Dieter : “Surtout les premiers jours, nous focalisons sur des actes langagiers liés étroitement à la vie du camp : demander quelque chose à table, se défouler pendant les jeux, apprendre à exprimer ce qu’ils vivent et ce qu’ils ressentent. Partout des posters sont exposés avec des informations pratiques qui peuvent les aider.”
Approche créative
Tom : “ En immergeant les participants du stage Roeland dans la langue cible, en présence d’encadrants dont c’est la langue natale, un contexte authentique se crée. Un jour, en tant que participant moi-même, dans un excellent jeu boursier j’ai essayé de vendre des actions, comme un fou. Nous étions tous tellement excités que nous avions tout simplement oublié que nous étions en train de parler français.”
Immersion
Christel : “Auparavant on partait du vocabulaire déjà connu de l’enfant, et lorsqu’un mot était inconnu de celui-ci, il devait le rechercher. Ce n’est pas une approche réaliste, parce que cet enfant est constamment mis en contact avec des mots étrangers. Cela a pour conséquence immédiate qu’il se braque et qu’il arrête d’écouter. Si l’enfant avait continué à écouter, il aurait deviné la signification du mot dans le contexte.”
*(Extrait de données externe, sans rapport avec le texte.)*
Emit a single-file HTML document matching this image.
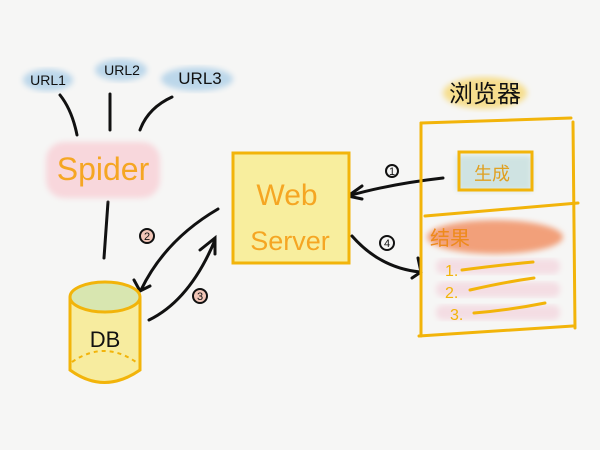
<!DOCTYPE html>
<html><head><meta charset="utf-8"><style>
html,body{margin:0;padding:0;background:#f6f6f5;}
svg{display:block}
text{font-family:"Liberation Sans","Noto Sans CJK SC",sans-serif}
</style></head><body>
<svg width="600" height="450" viewBox="0 0 600 450" xmlns="http://www.w3.org/2000/svg">
<defs>
<filter id="blur"><feGaussianBlur stdDeviation="3"/></filter>
</defs>
<rect width="600" height="450" fill="#f6f6f5"/>
<ellipse cx="48" cy="80" rx="25" ry="11" fill="#bcd7ea" filter="url(#blur)"/>
<ellipse cx="121" cy="70" rx="26" ry="11" fill="#bcd7ea" filter="url(#blur)"/>
<ellipse cx="197" cy="79" rx="36" ry="12" fill="#bcd7ea" filter="url(#blur)"/>
<text x="48" y="85" font-size="14" text-anchor="middle" fill="#111">URL1</text>
<text x="122" y="75" font-size="14" text-anchor="middle" fill="#111">URL2</text>
<text x="200" y="84" font-size="17" text-anchor="middle" fill="#111">URL3</text>
<g stroke="#111" stroke-width="3" fill="none" stroke-linecap="round">
<path d="M60 95 Q72 110 77 135"/>
<path d="M110 94 L110 130"/>
<path d="M172 97 Q148 108 140 130"/>
<path d="M108 202 L104 258"/>
<path d="M218 209 Q165 240 141 290"/>
<path d="M134 280 L140 291 L150 286"/>
<path d="M149 320 Q190 300 215 240"/>
<path d="M200 250 L215 238 L215 254"/>
<path d="M443 178 Q390 184 348 196"/>
<path d="M362 186 L348 196 L362 199"/>
<path d="M352 236 Q380 268 420 272"/>
<path d="M418 258 L421 272 L412 278"/>
</g>
<rect x="46" y="142" width="114" height="56" rx="18" fill="#f8d7dc" filter="url(#blur)"/>
<text x="103" y="180" font-size="32" text-anchor="middle" fill="#f5a623">Spider</text>
<g font-size="11" text-anchor="middle" fill="#111">
<circle cx="147" cy="236" r="7" fill="#f2c6b8" stroke="#111" stroke-width="2"/><text x="147" y="240">2</text>
<circle cx="200" cy="296" r="7" fill="#f2c6b8" stroke="#111" stroke-width="2"/><text x="200" y="300">3</text>
<circle cx="392" cy="171" r="6" fill="none" stroke="#111" stroke-width="2"/><text x="392" y="175">1</text>
<circle cx="387" cy="243" r="7" fill="none" stroke="#111" stroke-width="2"/><text x="387" y="247">4</text>
</g>
<path d="M70 298 L70 370 Q104 395 140 370 L140 298 Z" fill="#f7ec9f" stroke="#f2b40a" stroke-width="3"/>
<ellipse cx="105" cy="297" rx="35" ry="15" fill="#d8e6b0" stroke="#f2b40a" stroke-width="3"/>
<path d="M72 362 Q104 340 136 362" fill="none" stroke="#f2b40a" stroke-width="2" stroke-dasharray="4 4"/>
<text x="105" y="347" font-size="22" text-anchor="middle" fill="#111">DB</text>
<rect x="233" y="153" width="116" height="110" fill="#f8ee9e" stroke="#f2b40a" stroke-width="3"/>
<text x="287" y="205" font-size="30" text-anchor="middle" fill="#f5a623">Web</text>
<text x="290" y="250" font-size="27" text-anchor="middle" fill="#f5a623">Server</text>
<ellipse cx="485" cy="93" rx="42" ry="16" fill="#f6de8e" filter="url(#blur)"/>
<text x="485" y="102" font-size="24" text-anchor="middle" fill="#111">浏览器</text>
<rect x="457" y="155" width="75" height="36" fill="#cfe3e2" filter="url(#blur)"/>
<rect x="459" y="152" width="73" height="38" fill="none" stroke="#f2b40a" stroke-width="3"/>
<text x="492" y="180" font-size="18" text-anchor="middle" fill="#e0a020">生成</text>
<ellipse cx="495" cy="237" rx="68" ry="17" fill="#f2a07a" filter="url(#blur)"/>
<rect x="436" y="259" width="124" height="15" rx="7" fill="#f4dde3" filter="url(#blur)"/>
<rect x="436" y="282" width="124" height="15" rx="7" fill="#f4dde3" filter="url(#blur)"/>
<rect x="436" y="305" width="124" height="15" rx="7" fill="#f4dde3" filter="url(#blur)"/>
<text x="430" y="245" font-size="20" fill="#ee8a1c">结果</text>
<g fill="#f2b40a" font-size="16"><text x="445" y="276">1.</text><text x="445" y="298">2.</text><text x="450" y="320">3.</text></g>
<g stroke="#f2b40a" stroke-width="3" fill="none" stroke-linecap="round">
<path d="M462 270 Q500 265 533 262"/>
<path d="M470 290 Q505 282 534 278"/>
<path d="M474 313 Q510 310 545 303"/>
<path d="M421 123 L571 118"/>
<path d="M421 123 L421 336"/>
<path d="M573 122 L575 328"/>
<path d="M419 336 L573 326"/>
<path d="M425 216 L578 203"/>
</g>
</svg>
</body></html>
“Pour cette raison Roeland investit dans des stratégies d’acquisition de la langue d’une manière plus spontanée. Par exemple : un animateur demande à table de lui passer le beurre en le montrant du doigt. L’enfant en déduira dans le contexte qu’il veut du beurre, et sans comprendre parfaitement, il élargit ainsi son vocabulaire. Dans une phase suivante, l’enfant utilise lui-même les mots pour demander du beurre.”
Audace
Jacques Eichperger, ancien directeur général et président de l’assemblée générale : “Grâce à notre gestion ‘1 encadrant pour 5 participants ‘, à tout moment une personne est présente pour faire parler les enfants, du lever jusqu’au coucher. Certains enfants prennent la parole spontanément, mais beaucoup de participants sont timides ou tellement perfectionnistes qu’ils n’osent pas s’exprimer. C’est le défi permanent de nos encadrants de les faire parler, afin qu’ils se disent : tiens, je suis capable de le faire.”
Marc De Clercq, président du conseil d’administration et professeur émérite à l’université de Gand : “C’est grâce à l’immersion que les participants osent parler rapidement la langue cible. Les premiers jours du stage ils sont peut-être un peu impressionnés, mais après un ou deux jours ils commencent à comprendre, et ils se rendent compte qu’ils peuvent survivre dans cette langue. Cela, ils ne l’apprennent pas à l’école.”
Sofie : “Les enfants trouvent aussi que les ateliers sont amusants parce qu’ils y sont regroupés par 10, tous de niveau similaire. Les enfants remarquent eux-mêmes que leur maîtrise de la langue s’améliore et ils deviennent plus sûrs d’eux. Des enfants qui au début connaissent à peine la langue du stage et qui à la fin osent dire quelques phrases au théâtre devant le groupe entier, réalisent qu’ils peuvent se débrouiller dans une langue étrangère, ce qui les valorise énormément eux-mêmes.”